Bernard Boucher, La forêt qui marche, Boréal, Montréal, 2000, 129 p. ; 8,95 $.
Avec son superbe Siegfried ou L’or maudit des dieux, Daniel Mativat comble un vide. On connaît trop peu, en effet, cet immense personnage que se disputent avant de le partager presque toutes les cultures du nord de l’Europe. Sans doute pourrait-il également être revendiqué par d’autres peuples tant sont nombreux les liens qui apparentent, par exemple, Siegfried et le monde d’Homère. Comme Achille, Siegfried conserve un point faible.

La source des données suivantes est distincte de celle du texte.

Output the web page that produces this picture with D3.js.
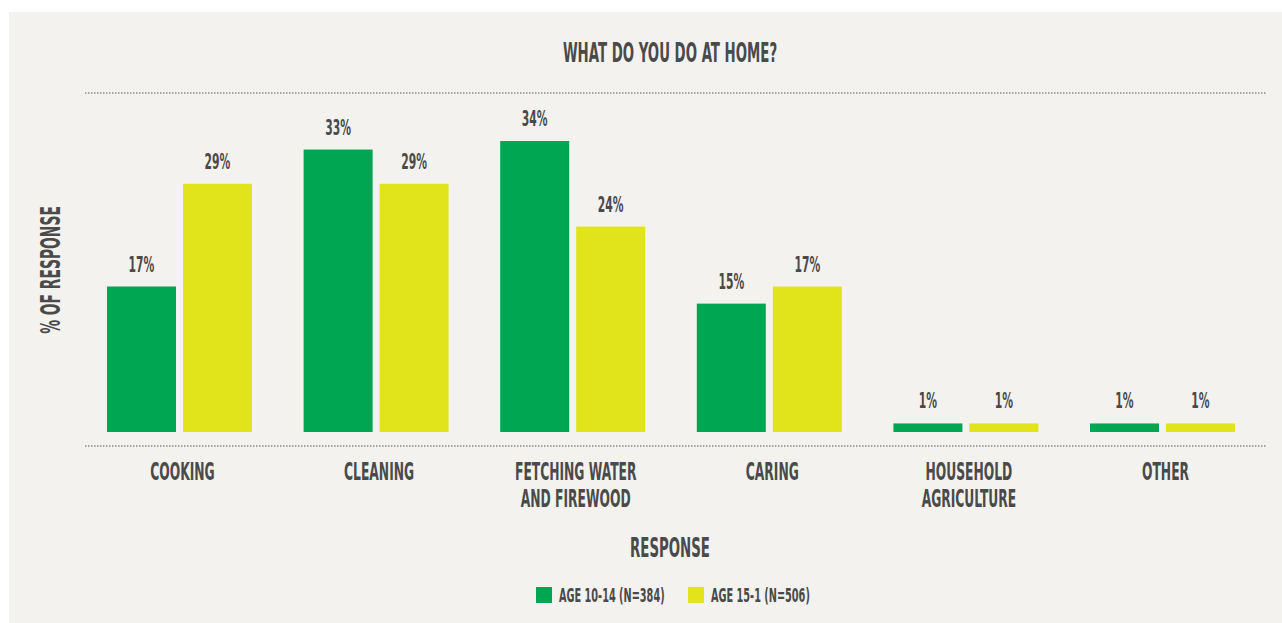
<!DOCTYPE html>
<html>
<head>
<meta charset="utf-8">
<script src="https://cdn.jsdelivr.net/npm/d3@7"></script>
<style>
  html, body { margin: 0; padding: 0; background: #ffffff; }
  svg text { font-family: "Liberation Sans Narrow", "DejaVu Sans Condensed", "Liberation Sans", sans-serif; font-weight: bold; fill: #4a4a4a; }
</style>
</head>
<body>
<svg id="chart" width="1282" height="623"></svg>
<script>
const categories = ["COOKING", "CLEANING", "FETCHING WATER\nAND FIREWOOD", "CARING", "HOUSEHOLD\nAGRICULTURE", "OTHER"];
const age1014 = [17, 33, 34, 15, 1, 1];
const age151 = [29, 29, 24, 17, 1, 1];
const seriesKeys = ["a", "b"];
const seriesNames = ["AGE 10-14 (N=384)", "AGE 15-1 (N=506)"];
const seriesColors = ["#00a651", "#e1e41a"];
const title = "WHAT DO YOU DO AT HOME?";
const xTitle = "RESPONSE";
const yTitle = "% OF RESPONSE";

const svg = d3.select("#chart");
const SX = 0.57; // horizontal condensing for the narrow display face

svg.append("rect").attr("x", 9).attr("y", 12).attr("width", 1273).attr("height", 611).attr("fill", "#f3f2ee");

function label(x, y, str, size, anchor, rot) {
  return svg.append("text")
    .attr("transform", `translate(${x},${y}) rotate(${rot || 0}) scale(${SX},1)`)
    .attr("text-anchor", anchor || "middle")
    .attr("font-size", size)
    .text(str);
}

const x = d3.scaleBand().domain(categories).range([81.2, 1260.8]).paddingInner(0.2625).paddingOuter(0.13125);
const xSub = d3.scaleBand().domain(seriesKeys).range([0, x.bandwidth()]).paddingInner(0.092);
const y = d3.scaleLinear().domain([0, 34]).range([432, 141]);

const rows = categories.map((c, i) => ({ cat: c, vals: [age1014[i], age151[i]] }));

// dotted lines
[93, 446].forEach(yy => {
  svg.append("line").attr("x1", 85).attr("x2", 1266).attr("y1", yy).attr("y2", yy)
    .attr("stroke", "#8c8c8c").attr("stroke-width", 1.5).attr("stroke-dasharray", "1.5,1.5");
});

// bars
const groups = svg.selectAll("g.grp").data(rows).enter().append("g")
  .attr("class", "grp").attr("transform", d => `translate(${x(d.cat)},0)`);

groups.selectAll("rect").data(d => d.vals.map((v, j) => ({ v, k: seriesKeys[j], j })))
  .enter().append("rect")
  .attr("x", d => xSub(d.k)).attr("width", xSub.bandwidth())
  .attr("y", d => y(d.v)).attr("height", d => y(0) - y(d.v))
  .attr("fill", d => seriesColors[d.j]);

rows.forEach(r => {
  r.vals.forEach((v, j) => {
    const cx = x(r.cat) + xSub(seriesKeys[j]) + xSub.bandwidth() / 2;
    label(cx, y(v) - 15, v + "%", 21, "middle");
  });
  const lines = r.cat.split("\n");
  lines.forEach((ln, k) => {
    label(x(r.cat) + x.bandwidth() / 2 + 3, 480 + k * 27, ln, 24, "middle");
  });
});

// titles
label(670, 62, title, 26, "middle");
label(670, 557, xTitle, 26, "middle");
label(60, 270, yTitle, 27, "middle", -90);

// legend
const legX = [536, 688];
seriesNames.forEach((n, j) => {
  svg.append("rect").attr("x", legX[j]).attr("y", 587).attr("width", 16).attr("height", 16).attr("fill", seriesColors[j]);
  label(legX[j] + 23, 602, n, 19, "start");
});
</script>
</body>
</html>
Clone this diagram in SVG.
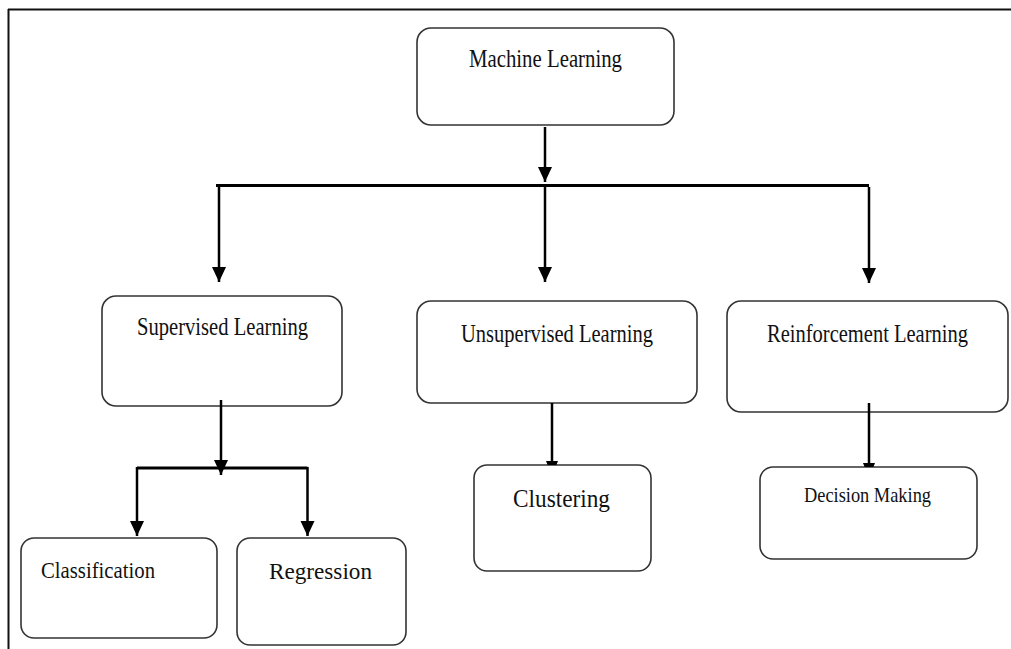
<svg xmlns="http://www.w3.org/2000/svg" width="1011" height="649" viewBox="0 0 1011 649">
<style>
.box{fill:#fff;stroke:#333;stroke-width:1.6}
.lbl{font-family:"Liberation Serif","Times New Roman",serif;fill:#111}
.c{fill:none;stroke:#000;stroke-width:2.5}
.bar{fill:none;stroke:#000;stroke-width:3}
.frame{fill:none;stroke:#111;stroke-width:2}
</style>
<defs>
<marker id="arr" markerUnits="userSpaceOnUse" markerWidth="16" markerHeight="15" refX="15" refY="7" orient="auto">
<path d="M0,0 L15,7 L0,14 z" fill="#000"/>
</marker>
</defs>
<g id="frame">
<path class="frame" d="M8,9.5 H1011 M8.5,9 V649"/>
</g>
<g id="n-ml">
<rect class="box" x="417" y="28" width="257" height="97" rx="14"/>
<text class="lbl" x="469" y="67" font-size="25" textLength="153" lengthAdjust="spacingAndGlyphs">Machine Learning</text>
</g>
<g id="n-sl">
<rect class="box" x="102" y="296" width="240" height="110" rx="14"/>
<text class="lbl" x="137" y="335" font-size="24.5" textLength="171" lengthAdjust="spacingAndGlyphs">Supervised Learning</text>
</g>
<g id="n-ul">
<rect class="box" x="417" y="301" width="280" height="102" rx="14"/>
<text class="lbl" x="461" y="342" font-size="25" textLength="192" lengthAdjust="spacingAndGlyphs">Unsupervised Learning</text>
</g>
<g id="n-rl">
<rect class="box" x="727" y="301" width="281" height="111" rx="14"/>
<text class="lbl" x="767" y="342" font-size="25" textLength="201" lengthAdjust="spacingAndGlyphs">Reinforcement Learning</text>
</g>
<g id="n-cls">
<rect class="box" x="21" y="538" width="196" height="100" rx="13"/>
<text class="lbl" x="41" y="578" font-size="24" textLength="114" lengthAdjust="spacingAndGlyphs">Classification</text>
</g>
<g id="n-reg">
<rect class="box" x="237" y="538" width="169" height="107" rx="13"/>
<text class="lbl" x="269" y="579" font-size="24" textLength="103" lengthAdjust="spacingAndGlyphs">Regression</text>
</g>
<g id="n-clu">
<rect class="box" x="474" y="465" width="177" height="106" rx="13"/>
<text class="lbl" x="513" y="507" font-size="25" textLength="97" lengthAdjust="spacingAndGlyphs">Clustering</text>
</g>
<g id="n-dm">
<rect class="box" x="760" y="467" width="217" height="92" rx="13"/>
<text class="lbl" x="804" y="502" font-size="21.5" textLength="127" lengthAdjust="spacingAndGlyphs">Decision Making</text>
</g>
<g id="connectors">
<path class="c" d="M545,127 V182" marker-end="url(#arr)"/>
<path class="bar" d="M216,185.5 H869"/>
<path class="c" d="M219,185 V282" marker-end="url(#arr)"/>
<path class="c" d="M545,185 V282" marker-end="url(#arr)"/>
<path class="c" d="M869,187 V283" marker-end="url(#arr)"/>
<path class="c" d="M221,400 V475" marker-end="url(#arr)"/>
<path class="bar" d="M137,468 H307.5"/>
<path class="c" d="M137,467 V536" marker-end="url(#arr)"/>
<path class="c" d="M307.5,467 V536" marker-end="url(#arr)"/>
<path class="c" d="M552,403 V462"/>
<polygon points="546,461 558,461 556.4,465 547.6,465" fill="#000"/>
<path class="c" d="M869,403 V464"/>
<polygon points="863,463 875,463 873.4,467 864.6,467" fill="#000"/>
</g>
</svg>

Comme Ulysse, il est le seul à pouvoir utiliser son arme favorite. Comme chez Homère, les dieux se mêlent des affaires des humains et ne s’inclinent que devant l’implacable destin. Narrateur alerte et fidèle, Mativat garde au héros ses dimensions, son côté belliqueux, sa conception de l’honneur, tout comme il met en évidence les différences qui, depuis les temps immémoriaux, séparaient le nord de l’Europe du royaume des Goths. On peut parier que l’épopée séduira la jeune génération comme elle a enchanté les précédentes.
Daniel Mativat, Siegfried ou L’or maudit des dieux, Éditions Pierre Tisseyre, Saint-Laurent, 2000, 272 p. ; 11,95 $.
Terminons sur l’incontournable Harry Potter. Le succès des titres précédents est si total que les nouvelles aventures du jeune étudiant en sorcellerie sont évidemment promises à un engouement comparable. J’avoue pourtant ma tiédeur face au phénomène Potter. Le récit coule sans heurt, certes, et les rebondissements se succèdent sans grand essoufflement de l’écriture, mais la fusion est si imprévisible et si peu cohérente entre le réel et l’univers de la magie qu’on ne peut compter, d’une couverture à l’autre, sur une psychologie à peu près stable. On présente le jeune Harry comme un concurrent d’une parfaite droiture, mais il finit par tricher autant que les autres et il ne devra ses succès qu’aux aides extérieures sur lesquelles il n’est pas censé compter. Comme, d’autre part, la magie intervient parfois bien avant que les ressources humaines soient épuisées, on a le sentiment de circuler dans un récit d’où le raisonnement est banni. Un peu comme dans ces livres « dont vous êtes le héros », l’intrigue invite à choisir entre la gauche et la droite, entre l’effort humain et le recours magique, mais ne fait reposer la décision sur aucune rationalité. La vie de Harry Potter ressemble ainsi à une saga interminable où le hasard se substitue à la vraie fantaisie. Mais tant de millions de jeunes lecteurs peuvent-ils avoir tort… ?
J.K. Rowling, trad. de Jean-François Ménard, Harry Potter et la Coupe de Feu, Gallimard, Paris, 2000, 655 p. ; 29,95 $.